■ Exercise details ■
Output the material word for word. Leave each picture out.

■ Data block ■
▬▬▬▬▬▬

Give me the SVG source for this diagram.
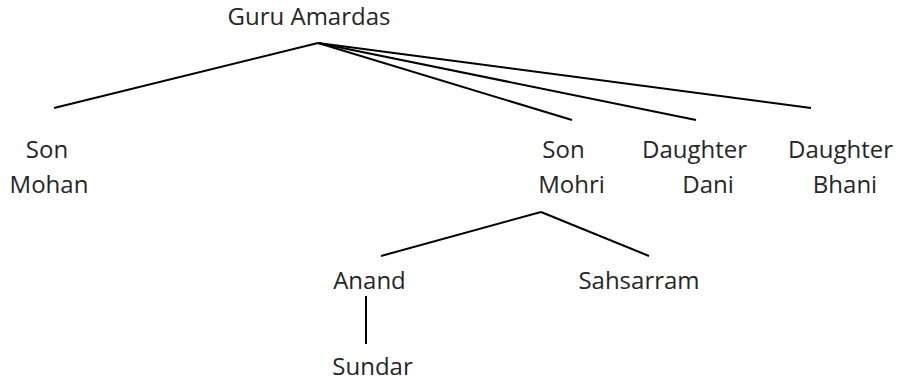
<svg xmlns="http://www.w3.org/2000/svg" width="902" height="381" viewBox="0 0 902 381">
<style>
text{font-family:"Open Sans","Liberation Sans",sans-serif;font-size:24px;fill:#262626;text-anchor:middle}
.c line{stroke:#000;stroke-width:2;stroke-linecap:butt}
</style>
<rect width="902" height="381" fill="#fff"/>
<g class="c" id="connectors">
<line x1="318" y1="43" x2="54" y2="108"/>
<line x1="318" y1="43" x2="572" y2="120"/>
<line x1="318" y1="43" x2="696" y2="120"/>
<line x1="318" y1="43" x2="811" y2="108"/>
<line x1="541" y1="212" x2="381" y2="256"/>
<line x1="541" y1="212" x2="649" y2="256"/>
<line x1="366" y1="296" x2="366" y2="344"/>
</g>
<g id="guru"><text x="309" y="25">Guru Amardas</text></g>
<g id="mohan"><text x="47" y="158">Son</text><text x="49" y="193">Mohan</text></g>
<g id="mohri"><text x="563.5" y="158">Son</text><text x="571.5" y="193">Mohri</text></g>
<g id="dani"><text x="694.5" y="158">Daughter</text><text x="708" y="193">Dani</text></g>
<g id="bhani"><text x="840.5" y="158">Daughter</text><text x="845" y="193">Bhani</text></g>
<g id="anand"><text x="369.5" y="289">Anand</text></g>
<g id="sahsarram"><text x="639" y="289">Sahsarram</text></g>
<g id="sundar"><text x="372.5" y="375">Sundar</text></g>
</svg>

▬▬▬▬▬▬

■ Task answer ■
Give me the SVG source for this diagram.
<svg xmlns="http://www.w3.org/2000/svg" width="902" height="381" viewBox="0 0 902 381">
<style>
text{font-family:"Open Sans","Liberation Sans",sans-serif;font-size:24px;fill:#262626;text-anchor:middle}
.c line{stroke:#000;stroke-width:2;stroke-linecap:butt}
</style>
<rect width="902" height="381" fill="#fff"/>
<g class="c" id="connectors">
<line x1="318" y1="43" x2="54" y2="108"/>
<line x1="318" y1="43" x2="572" y2="120"/>
<line x1="318" y1="43" x2="696" y2="120"/>
<line x1="318" y1="43" x2="811" y2="108"/>
<line x1="541" y1="212" x2="381" y2="256"/>
<line x1="541" y1="212" x2="649" y2="256"/>
<line x1="366" y1="296" x2="366" y2="344"/>
</g>
<g id="guru"><text x="309" y="25">Guru Amardas</text></g>
<g id="mohan"><text x="47" y="158">Son</text><text x="49" y="193">Mohan</text></g>
<g id="mohri"><text x="563.5" y="158">Son</text><text x="571.5" y="193">Mohri</text></g>
<g id="dani"><text x="694.5" y="158">Daughter</text><text x="708" y="193">Dani</text></g>
<g id="bhani"><text x="840.5" y="158">Daughter</text><text x="845" y="193">Bhani</text></g>
<g id="anand"><text x="369.5" y="289">Anand</text></g>
<g id="sahsarram"><text x="639" y="289">Sahsarram</text></g>
<g id="sundar"><text x="372.5" y="375">Sundar</text></g>
</svg>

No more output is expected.